## YOUR TASK
Word for word, extract the first line of the records below and each line after it, up to and including the line with "1.016, 0.98]". Pictures are left out.
"""
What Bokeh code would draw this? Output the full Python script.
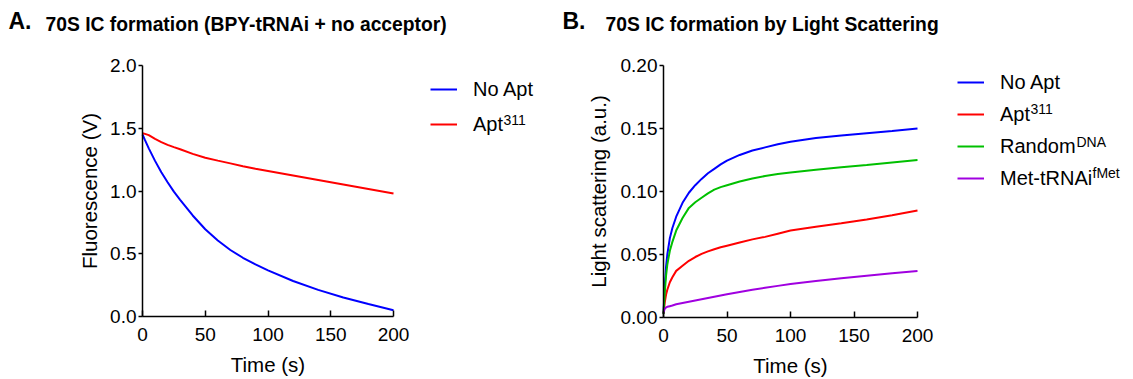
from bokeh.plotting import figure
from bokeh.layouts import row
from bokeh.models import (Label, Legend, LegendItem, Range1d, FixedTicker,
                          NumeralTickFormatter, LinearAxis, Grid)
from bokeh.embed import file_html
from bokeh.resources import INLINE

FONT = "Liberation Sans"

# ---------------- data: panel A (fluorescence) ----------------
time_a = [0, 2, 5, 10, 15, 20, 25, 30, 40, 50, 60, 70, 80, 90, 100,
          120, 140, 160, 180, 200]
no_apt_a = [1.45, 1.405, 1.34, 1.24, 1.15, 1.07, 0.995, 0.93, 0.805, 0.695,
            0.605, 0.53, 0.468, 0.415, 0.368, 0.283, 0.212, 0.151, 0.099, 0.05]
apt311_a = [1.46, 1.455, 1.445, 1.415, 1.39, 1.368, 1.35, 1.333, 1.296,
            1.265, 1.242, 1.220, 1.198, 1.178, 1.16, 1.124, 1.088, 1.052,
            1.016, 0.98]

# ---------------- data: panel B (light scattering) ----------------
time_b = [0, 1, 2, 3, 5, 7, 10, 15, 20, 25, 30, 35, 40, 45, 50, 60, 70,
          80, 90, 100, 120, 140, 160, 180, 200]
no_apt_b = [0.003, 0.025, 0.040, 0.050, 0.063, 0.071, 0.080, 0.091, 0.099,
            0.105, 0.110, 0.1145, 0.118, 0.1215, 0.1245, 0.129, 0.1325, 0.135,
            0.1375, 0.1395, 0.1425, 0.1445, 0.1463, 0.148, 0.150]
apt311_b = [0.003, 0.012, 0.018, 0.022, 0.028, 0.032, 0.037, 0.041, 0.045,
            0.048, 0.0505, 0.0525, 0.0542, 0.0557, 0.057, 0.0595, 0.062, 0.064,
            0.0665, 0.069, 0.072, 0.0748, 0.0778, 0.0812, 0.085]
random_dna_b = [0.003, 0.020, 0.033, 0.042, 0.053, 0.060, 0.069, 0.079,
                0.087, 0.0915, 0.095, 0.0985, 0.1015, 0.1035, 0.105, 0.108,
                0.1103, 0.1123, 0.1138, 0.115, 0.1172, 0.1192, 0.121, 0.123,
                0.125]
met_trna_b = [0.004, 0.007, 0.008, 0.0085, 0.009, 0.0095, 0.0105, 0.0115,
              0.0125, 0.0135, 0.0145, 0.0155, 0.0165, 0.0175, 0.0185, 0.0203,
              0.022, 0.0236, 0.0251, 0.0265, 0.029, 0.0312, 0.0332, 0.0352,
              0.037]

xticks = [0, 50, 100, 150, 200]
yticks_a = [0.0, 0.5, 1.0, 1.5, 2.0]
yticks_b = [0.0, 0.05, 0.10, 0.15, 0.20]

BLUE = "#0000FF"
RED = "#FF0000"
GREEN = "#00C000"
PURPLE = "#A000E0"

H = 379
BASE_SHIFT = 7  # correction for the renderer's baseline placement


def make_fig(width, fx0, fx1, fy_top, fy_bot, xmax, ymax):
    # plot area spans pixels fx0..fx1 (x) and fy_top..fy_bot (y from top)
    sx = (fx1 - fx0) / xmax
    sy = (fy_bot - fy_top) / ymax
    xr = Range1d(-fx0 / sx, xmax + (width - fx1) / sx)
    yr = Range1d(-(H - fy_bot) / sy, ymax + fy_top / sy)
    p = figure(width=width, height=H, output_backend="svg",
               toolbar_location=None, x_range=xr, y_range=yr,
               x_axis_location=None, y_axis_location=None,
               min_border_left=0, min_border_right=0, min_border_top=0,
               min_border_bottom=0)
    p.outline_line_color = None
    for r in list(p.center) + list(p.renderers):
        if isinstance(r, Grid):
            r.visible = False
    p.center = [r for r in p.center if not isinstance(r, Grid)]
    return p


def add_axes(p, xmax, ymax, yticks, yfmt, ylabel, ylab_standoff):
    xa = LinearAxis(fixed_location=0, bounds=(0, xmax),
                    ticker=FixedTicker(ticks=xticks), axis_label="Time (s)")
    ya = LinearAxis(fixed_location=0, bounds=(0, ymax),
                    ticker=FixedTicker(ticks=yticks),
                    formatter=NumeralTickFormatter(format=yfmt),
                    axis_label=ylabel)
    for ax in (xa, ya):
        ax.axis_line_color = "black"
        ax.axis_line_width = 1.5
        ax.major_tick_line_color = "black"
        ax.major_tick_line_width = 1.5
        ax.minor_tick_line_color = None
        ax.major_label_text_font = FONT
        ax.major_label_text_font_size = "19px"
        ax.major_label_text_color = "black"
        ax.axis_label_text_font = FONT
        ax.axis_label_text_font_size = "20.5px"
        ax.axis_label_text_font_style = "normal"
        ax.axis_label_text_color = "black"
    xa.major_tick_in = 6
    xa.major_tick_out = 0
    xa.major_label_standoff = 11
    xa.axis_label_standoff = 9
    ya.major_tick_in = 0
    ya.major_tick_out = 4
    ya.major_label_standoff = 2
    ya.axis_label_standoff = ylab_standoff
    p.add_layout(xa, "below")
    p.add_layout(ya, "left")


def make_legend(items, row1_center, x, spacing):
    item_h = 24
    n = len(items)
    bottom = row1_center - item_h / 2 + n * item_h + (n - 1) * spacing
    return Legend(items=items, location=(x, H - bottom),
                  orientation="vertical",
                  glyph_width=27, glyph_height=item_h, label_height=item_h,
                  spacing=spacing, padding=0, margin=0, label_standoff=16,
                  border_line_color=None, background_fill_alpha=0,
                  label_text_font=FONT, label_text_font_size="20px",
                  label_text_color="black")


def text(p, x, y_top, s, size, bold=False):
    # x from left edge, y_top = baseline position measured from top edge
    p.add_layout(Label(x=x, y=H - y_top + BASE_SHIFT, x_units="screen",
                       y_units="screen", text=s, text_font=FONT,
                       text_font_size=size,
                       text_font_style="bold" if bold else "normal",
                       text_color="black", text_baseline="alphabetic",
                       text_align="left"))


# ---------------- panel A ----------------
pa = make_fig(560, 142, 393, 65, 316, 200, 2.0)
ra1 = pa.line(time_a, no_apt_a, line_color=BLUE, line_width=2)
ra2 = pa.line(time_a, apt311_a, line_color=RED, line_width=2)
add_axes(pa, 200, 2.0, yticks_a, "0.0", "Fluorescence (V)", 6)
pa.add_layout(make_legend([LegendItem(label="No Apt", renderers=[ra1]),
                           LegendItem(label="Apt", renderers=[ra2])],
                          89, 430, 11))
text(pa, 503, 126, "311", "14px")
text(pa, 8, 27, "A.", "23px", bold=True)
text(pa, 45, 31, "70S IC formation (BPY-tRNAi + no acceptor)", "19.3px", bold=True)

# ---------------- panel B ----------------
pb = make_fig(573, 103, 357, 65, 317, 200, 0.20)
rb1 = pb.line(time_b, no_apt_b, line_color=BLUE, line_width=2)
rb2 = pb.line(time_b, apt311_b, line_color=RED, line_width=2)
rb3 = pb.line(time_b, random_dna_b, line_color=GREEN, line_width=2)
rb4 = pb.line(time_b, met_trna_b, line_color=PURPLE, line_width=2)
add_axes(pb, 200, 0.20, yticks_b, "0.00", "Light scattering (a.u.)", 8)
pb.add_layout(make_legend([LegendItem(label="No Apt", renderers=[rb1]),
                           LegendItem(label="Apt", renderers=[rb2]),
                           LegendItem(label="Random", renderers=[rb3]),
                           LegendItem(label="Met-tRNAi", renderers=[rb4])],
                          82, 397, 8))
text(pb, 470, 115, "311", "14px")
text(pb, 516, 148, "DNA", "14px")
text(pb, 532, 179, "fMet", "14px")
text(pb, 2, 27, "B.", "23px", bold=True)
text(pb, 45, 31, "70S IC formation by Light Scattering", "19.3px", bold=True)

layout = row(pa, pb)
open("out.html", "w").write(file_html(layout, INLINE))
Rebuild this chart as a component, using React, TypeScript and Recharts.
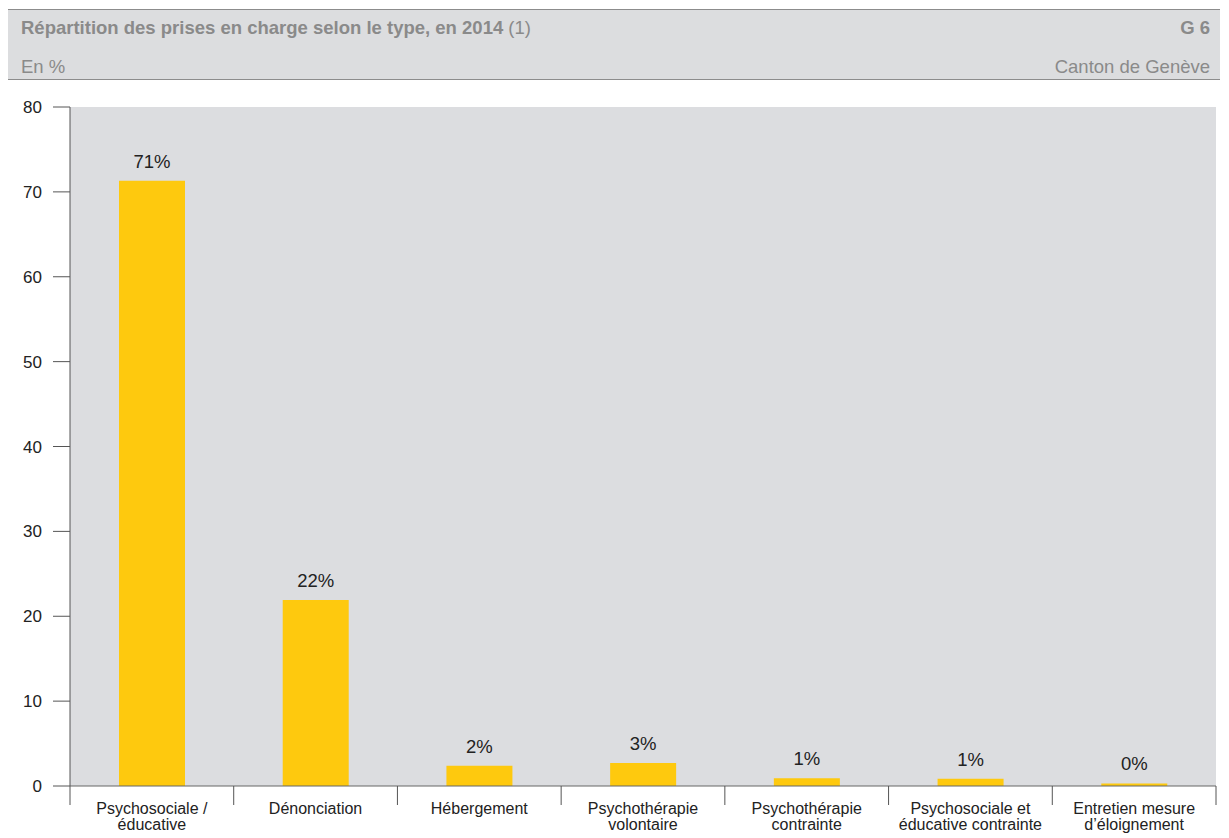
"""
## SOLUTION
What Bokeh code would draw this? Output the full Python script.
from bokeh.plotting import figure
from bokeh.layouts import row
from bokeh.models import (Label, Legend, LegendItem, Range1d, FixedTicker,
                          NumeralTickFormatter, LinearAxis, Grid)
from bokeh.embed import file_html
from bokeh.resources import INLINE

FONT = "Liberation Sans"

# ---------------- data: panel A (fluorescence) ----------------
time_a = [0, 2, 5, 10, 15, 20, 25, 30, 40, 50, 60, 70, 80, 90, 100,
          120, 140, 160, 180, 200]
no_apt_a = [1.45, 1.405, 1.34, 1.24, 1.15, 1.07, 0.995, 0.93, 0.805, 0.695,
            0.605, 0.53, 0.468, 0.415, 0.368, 0.283, 0.212, 0.151, 0.099, 0.05]
apt311_a = [1.46, 1.455, 1.445, 1.415, 1.39, 1.368, 1.35, 1.333, 1.296,
            1.265, 1.242, 1.220, 1.198, 1.178, 1.16, 1.124, 1.088, 1.052,
            1.016, 0.98]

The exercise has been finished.